The next work was Bach's Concerto nach Italienischem Gusto ("Concerto in the Italian taste"), BWV 971 (1735); it was performed by Christian DeLuca.  Together, the Italian Concerto and the French Overture, which I had heard at the prior week's recital, make up the composer's second book of keyboard exercises, Clavier-Übung II.  Another feature these works share is that both the Concerto and the Overture were originally intended for the two-manual harpsichord, a rare occurrence in Bach's oeuvre and one that can cause problems in interpretation when played on a modern piano.   In publishing the two pieces together Bach was attempting to contrast for his German audience two "foreign" styles of musical composition.  Accordingly, while the movements of the French Overture correspond to dances popular in the Baroque era, such as the sarabande and gigue, the three movements of the Italian Concerto use the markings andante and presto that are more familiar to modern audiences.  Bach had already spent a great deal of time transcribing for solo keyboard various works by Vivaldi, and this was his own attempt at a concerto grosso in the style of the Italian master but composed for one instrument alone.  Bach held Vivaldi in very high esteem, and perhaps for this reason the Italian Concerto is a more successful endeavor than the French Overture.  In the Concerto one hears a playfulness and lightness of touch not often found in Bach's music.

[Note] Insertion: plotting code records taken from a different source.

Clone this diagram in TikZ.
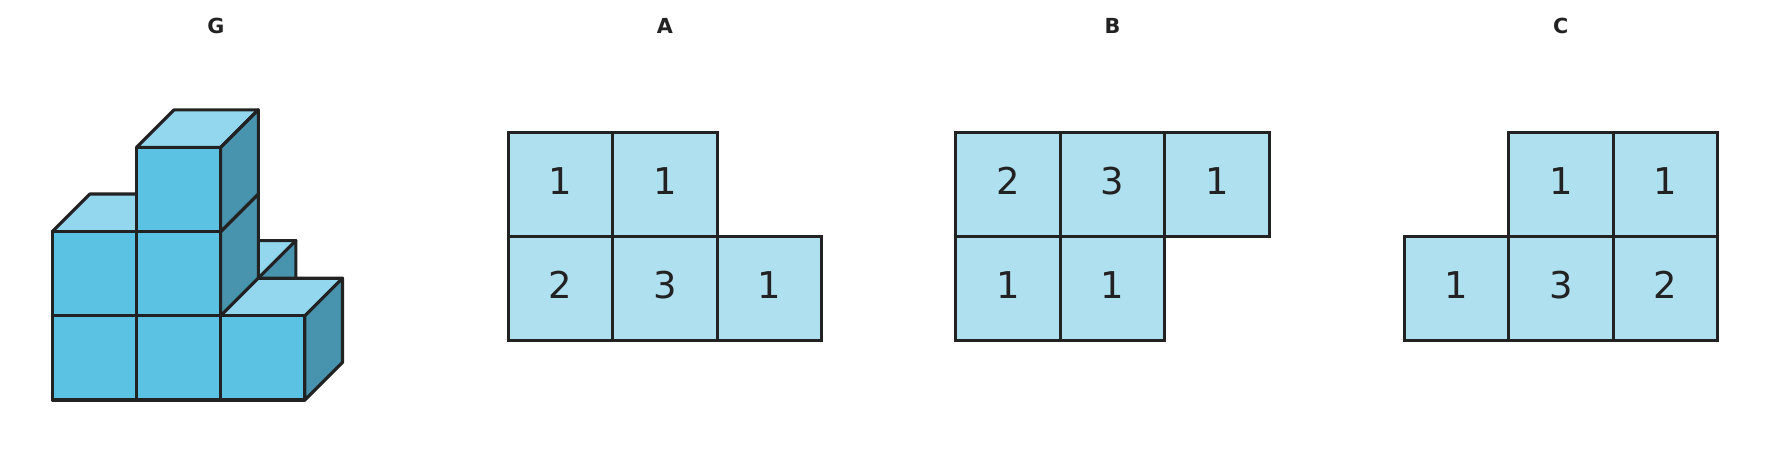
\documentclass[tikz,border=0pt]{standalone}
\usepackage{fontspec}
\setmainfont{DejaVu Sans}
\usepackage{tikz}
\definecolor{inkc}{HTML}{222222}
\definecolor{celc}{HTML}{AFE0F0}
\definecolor{frtc}{HTML}{5BC2E3}
\definecolor{topc}{HTML}{93D7EF}
\definecolor{sidc}{HTML}{4893AE}
\tikzset{
  cel/.style={rectangle,draw=inkc,fill=celc,minimum width=1.045cm,minimum height=1.04cm,inner sep=0pt,line width=.88pt,
    text=inkc,text height=.27cm,text depth=.08cm,font=\fontsize{10.5}{12}\selectfont},
  ttl/.style={anchor=base,text=inkc,font=\fontsize{5.9}{7}\selectfont\bfseries},
  frt/.style={draw=inkc,fill=frtc,line width=.88pt,line join=round},
  top/.style={draw=inkc,fill=topc,line width=.88pt,line join=round},
  sid/.style={draw=inkc,fill=sidc,line width=.88pt,line join=round},
}
% one block: column, depth, height
\newcommand{\blockat}[3]{
  \begin{scope}[shift={({.523+.842*#1+.376*#2},{.52+.842*#3+.376*#2})}]
    \draw[top] (0,.842)--(.842,.842)--(1.218,1.218)--(.376,1.218)--cycle;
    \draw[sid] (.842,0)--(1.218,.376)--(1.218,1.218)--(.842,.842)--cycle;
    \draw[frt] (0,0) rectangle (.842,.842);
  \end{scope}
}
\begin{document}
\begin{tikzpicture}
\useasboundingbox (0,0) rectangle (17.76,4.52);
\node[ttl] (tG) at (2.16,4.185) {G};
\blockat{1}{1}{0}
\foreach \h in {0,1} {\blockat{0}{0}{\h}}
\foreach \h in {0,1,2} {\blockat{1}{0}{\h}}
\blockat{2}{0}{0}
\begin{scope}
  \node[ttl] (tA) at (6.648,4.185) {A};
  \node[cel] (a1) at (5.603,2.675) {1}; \node[cel] (a2) at (6.648,2.675) {1};
  \node[cel] (a3) at (5.603,1.635) {2}; \node[cel] (a4) at (6.648,1.635) {3};
  \node[cel] (a5) at (7.693,1.635) {1};
\end{scope}
\begin{scope}[xshift=4.477cm]
  \node[ttl] (tB) at (6.648,4.185) {B};
  \node[cel] (b1) at (5.603,2.675) {2}; \node[cel] (b2) at (6.648,2.675) {3};
  \node[cel] (b3) at (7.693,2.675) {1}; \node[cel] (b4) at (5.603,1.635) {1};
  \node[cel] (b5) at (6.648,1.635) {1};
\end{scope}
\begin{scope}[xshift=8.96cm]
  \node[ttl] (tC) at (6.648,4.185) {C};
  \node[cel] (c1) at (6.648,2.675) {1}; \node[cel] (c2) at (7.693,2.675) {1};
  \node[cel] (c3) at (5.603,1.635) {1}; \node[cel] (c4) at (6.648,1.635) {3};
  \node[cel] (c5) at (7.693,1.635) {2};
\end{scope}
\end{tikzpicture}
\end{document}
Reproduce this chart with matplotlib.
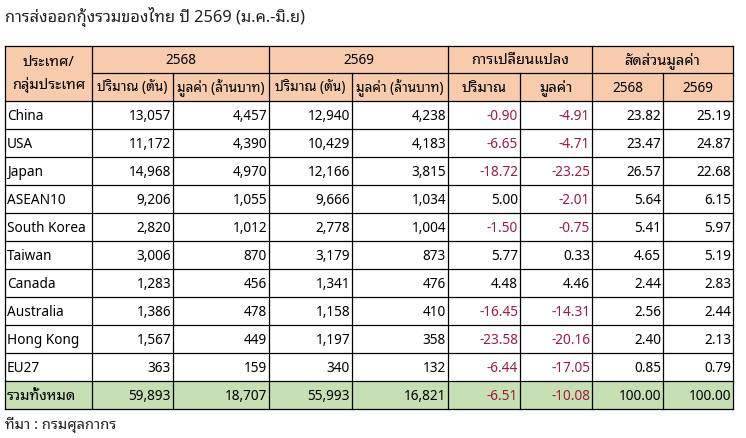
import matplotlib

matplotlib.use("Agg")
import matplotlib.pyplot as plt
from matplotlib.patches import Rectangle

plt.rcParams["font.family"] = ["Noto Sans", "Noto Sans Thai Looped", "DejaVu Sans"]

# ── data ──
title = "การส่งออกกุ้งรวมของไทย ปี 2569 (ม.ค.-มิ.ย)"
source = "ที่มา : กรมศุลกากร"

countries = ["China", "USA", "Japan", "ASEAN10", "South Korea",
             "Taiwan", "Canada", "Australia", "Hong Kong", "EU27"]
vol_2568 = [13057, 11172, 14968, 9206, 2820, 3006, 1283, 1386, 1567, 363]
val_2568 = [4457, 4390, 4970, 1055, 1012, 870, 456, 478, 449, 159]
vol_2569 = [12940, 10429, 12166, 9666, 2778, 3179, 1341, 1158, 1197, 340]
val_2569 = [4238, 4183, 3815, 1034, 1004, 873, 476, 410, 358, 132]
chg_vol = [-0.90, -6.65, -18.72, 5.00, -1.50, 5.77, 4.48, -16.45, -23.58, -6.44]
chg_val = [-4.91, -4.71, -23.25, -2.01, -0.75, 0.33, 4.46, -14.31, -20.16, -17.05]
share_2568 = [23.82, 23.47, 26.57, 5.64, 5.41, 4.65, 2.44, 2.56, 2.40, 0.85]
share_2569 = [25.19, 24.87, 22.68, 6.15, 5.97, 5.19, 2.83, 2.44, 2.13, 0.79]

total_label = "รวมทั้งหมด"
total_row = [59893, 18707, 55993, 16821, -6.51, -10.08, 100.00, 100.00]

head_col1 = "ประเทศ/\nกลุ่มประเทศ"
head_groups = ["2568", "2569", "การเปลี่ยนแปลง", "สัดส่วนมูลค่า"]
head_sub = ["ปริมาณ (ตัน)", "มูลค่า (ล้านบาท)", "ปริมาณ (ตัน)", "มูลค่า (ล้านบาท)",
            "ปริมาณ", "มูลค่า", "2568", "2569"]

# ── layout (pixels) ──
W, H = 746, 439
col_x = [5, 92, 173, 269, 352, 448, 520, 592, 663, 733]
y_top, y_h1, y_h2 = 46.5, 74, 102
row_h = 28.03
n = len(countries)
y_body_end = y_h2 + row_h * n
y_total_end = y_body_end + 28

HEAD_BG = "#F8CBAD"
TOTAL_BG = "#C6E0B4"
NEG = "#9E1B3F"
FS = 9.8
FS_TH = 10.6   # ข้อความไทยล้วน (ไม่มีวงเล็บ) ให้ใหญ่ขึ้นเล็กน้อย
LW = 0.9


def size_for(s):
    thai_only = not any(ch.isascii() and ch.isalnum() for ch in s)
    return FS_TH if (thai_only and "(" not in s) else FS


fig = plt.figure(figsize=(W / 100, H / 100), dpi=100)
ax = fig.add_axes([0, 0, 1, 1])
ax.set_xlim(0, W)
ax.set_ylim(H, 0)
ax.axis("off")

# backgrounds
ax.add_patch(Rectangle((col_x[0], y_top), col_x[-1] - col_x[0], y_h2 - y_top,
                       facecolor=HEAD_BG, edgecolor="none"))
ax.add_patch(Rectangle((col_x[0], y_body_end), col_x[-1] - col_x[0], y_total_end - y_body_end,
                       facecolor=TOTAL_BG, edgecolor="none"))

# horizontal lines
ax.plot([col_x[0], col_x[-1]], [y_top, y_top], color="black", lw=LW)
ax.plot([col_x[1], col_x[-1]], [y_h1, y_h1], color="black", lw=LW)
for i in range(n + 2):
    y = y_h2 + row_h * i if i <= n else y_total_end
    ax.plot([col_x[0], col_x[-1]], [y, y], color="black", lw=LW)

# vertical lines
for j, x in enumerate(col_x):
    if j in (0, 1, 3, 5, 7, 9):
        ax.plot([x, x], [y_top, y_total_end], color="black", lw=LW)
    else:
        ax.plot([x, x], [y_h1, y_total_end], color="black", lw=LW)

# title / source
ax.text(5, 17, title, fontsize=11.8, ha="left", va="center", color="#222222")
ax.text(5, 425, source, fontsize=FS_TH, ha="left", va="center", color="#222222")

# header
ax.text((col_x[0] + col_x[1]) / 2, (y_top + y_h2) / 2, head_col1, fontsize=FS_TH,
        ha="center", va="center", linespacing=1.6)
for g, label in enumerate(head_groups):
    x0, x1 = col_x[1 + 2 * g], col_x[3 + 2 * g]
    ax.text((x0 + x1) / 2, (y_top + y_h1) / 2, label, fontsize=size_for(label),
            ha="center", va="center")
for j, label in enumerate(head_sub):
    x0, x1 = col_x[1 + j], col_x[2 + j]
    ax.text((x0 + x1) / 2, (y_h1 + y_h2) / 2, label, fontsize=size_for(label),
            ha="center", va="center")


def fmt(j, v):
    return f"{v:,.0f}" if j < 4 else f"{v:.2f}"


def put_row(y, name, vals):
    ax.text(col_x[0] + 2, y, name, fontsize=size_for(name), ha="left", va="center")
    for j, v in enumerate(vals):
        color = NEG if (j in (4, 5) and v < 0) else "black"
        ax.text(col_x[2 + j] - 2, y, fmt(j, v), fontsize=FS, ha="right", va="center", color=color)


for i, c in enumerate(countries):
    vals = [vol_2568[i], val_2568[i], vol_2569[i], val_2569[i],
            chg_vol[i], chg_val[i], share_2568[i], share_2569[i]]
    put_row(y_h2 + row_h * (i + 0.5), c, vals)

put_row((y_body_end + y_total_end) / 2, total_label, total_row)

fig.savefig("out.png", dpi=100)
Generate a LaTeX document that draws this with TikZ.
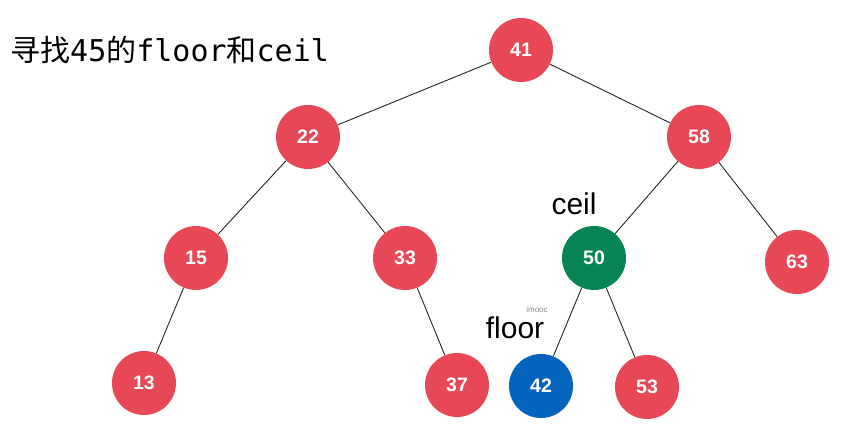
\documentclass[tikz,border=0pt]{standalone}
\usepackage{fontspec}
\setmainfont{Liberation Sans}
\newfontfamily\cjkfont{Noto Sans CJK SC}
\newfontfamily\monofont{DejaVu Sans Mono}
\definecolor{nodered}{RGB}{232,71,86}
\definecolor{nodegreen}{RGB}{6,132,84}
\definecolor{nodeblue}{RGB}{4,99,188}
\tikzset{
  treenode/.style={circle, fill=nodered, draw=none, minimum size=64pt, inner sep=0pt,
    text=white, font=\fontsize{19.5}{19.5}\selectfont\bfseries},
  ceilnode/.style={treenode, fill=nodegreen},
  floornode/.style={treenode, fill=nodeblue},
  treeedge/.style={draw=black!85, line width=0.9pt},
  taglabel/.style={font=\fontsize{30}{30}\selectfont, text=black, inner sep=0pt},
}
\begin{document}
\begin{tikzpicture}[x=1pt, y=-1pt]
\useasboundingbox (0,0) rectangle (856,430);
\fill[white] (0,0) rectangle (856,430);

% title
\node[anchor=west, inner sep=0pt] (title) at (10,50)
  {\fontsize{30}{30}\selectfont\cjkfont 寻找\monofont 45\cjkfont 的\monofont floor\cjkfont 和\monofont ceil};

% tree nodes
\node[treenode]  (n41) at (521,50)  {41};
\node[treenode]  (n22) at (308,137) {22};
\node[treenode]  (n58) at (699,137) {58};
\node[treenode]  (n15) at (196,258) {15};
\node[treenode]  (n33) at (405,258) {33};
\node[ceilnode]  (n50) at (594,258) {50};
\node[treenode]  (n63) at (797,262) {63};
\node[treenode]  (n13) at (144,383) {13};
\node[treenode]  (n37) at (457,385) {37};
\node[floornode] (n42) at (541,386) {42};
\node[treenode]  (n53) at (647,387) {53};

% edges
\draw[treeedge] (n41) -- (n22);
\draw[treeedge] (n41) -- (n58);
\draw[treeedge] (n22) -- (n15);
\draw[treeedge] (n22) -- (n33);
\draw[treeedge] (n58) -- (n50);
\draw[treeedge] (n58) -- (n63);
\draw[treeedge] (n15) -- (n13);
\draw[treeedge] (n33) -- (n37);
\draw[treeedge] (n50) -- (n42);
\draw[treeedge] (n50) -- (n53);

% tags
\node[taglabel] (ceiltag) at (574,204) {ceil};
\node[taglabel] (floortag) at (515,328) {floor};
\node[font=\fontsize{8}{8}\selectfont, text=black!45, inner sep=0pt] (mark) at (537,310) {imooc};
\end{tikzpicture}
\end{document}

The program concluded with a rendition by Qilin Sun of Liszt's famous Sonata in B minor (1853).  Perhaps what's most interesting when studying the history of the piece is that it demonstrates that as early as 1853 there were already in place the fault lines that were to divide music lovers in the second half of the nineteenth century.  Wagner, proponent of the "new music" and Liszt's future son-in-law, found the piece to be beautiful "beyond all conception" and "sublime."  This is not surprising since the sonata makes full use of the device of "thematic transformation" that formed the basis of Wagner's operas.  On the other hand, Brahms, who was to become the acknowledged leader of "Classical Romanticism," fell asleep while hearing Liszt play the piece.  In much the same manner, Brahms's future champion Eduard Hanslick (the same who was to refer to Tchaikovsky's Violin Concerto as "music that stinks to the ear") wrote dismissively: "whoever has heard that [the sonata], and finds it beautiful, is beyond help."  Even Clara Schumann joined the chorus, writing "This is nothing but sheer racket – not a single healthy idea, everything confused, no longer a clear harmonic sequence to be detected there!"  It's fascinating to speculate what her husband Robert, to whom Liszt's work had been dedicated, might have thought of it, but by the time he received his copy he had already been institutionalized and never had an opportunity to hear it performed let alone play it himself.  And yet it's evident that Robert's own Fantasie in C major, dedicated to Liszt, influenced the composition of the sonata in both length and structure as well as in the quiet ending that fades to nothingness.  The sonata also hearkens back to Schubert's Wanderer Fantasy in its single movement form (in the sense that the entire work is performed without pause).  Certainly, today these three works are seen as the essence of Romanticism, at least as far as the repertoire for solo piano is concerned.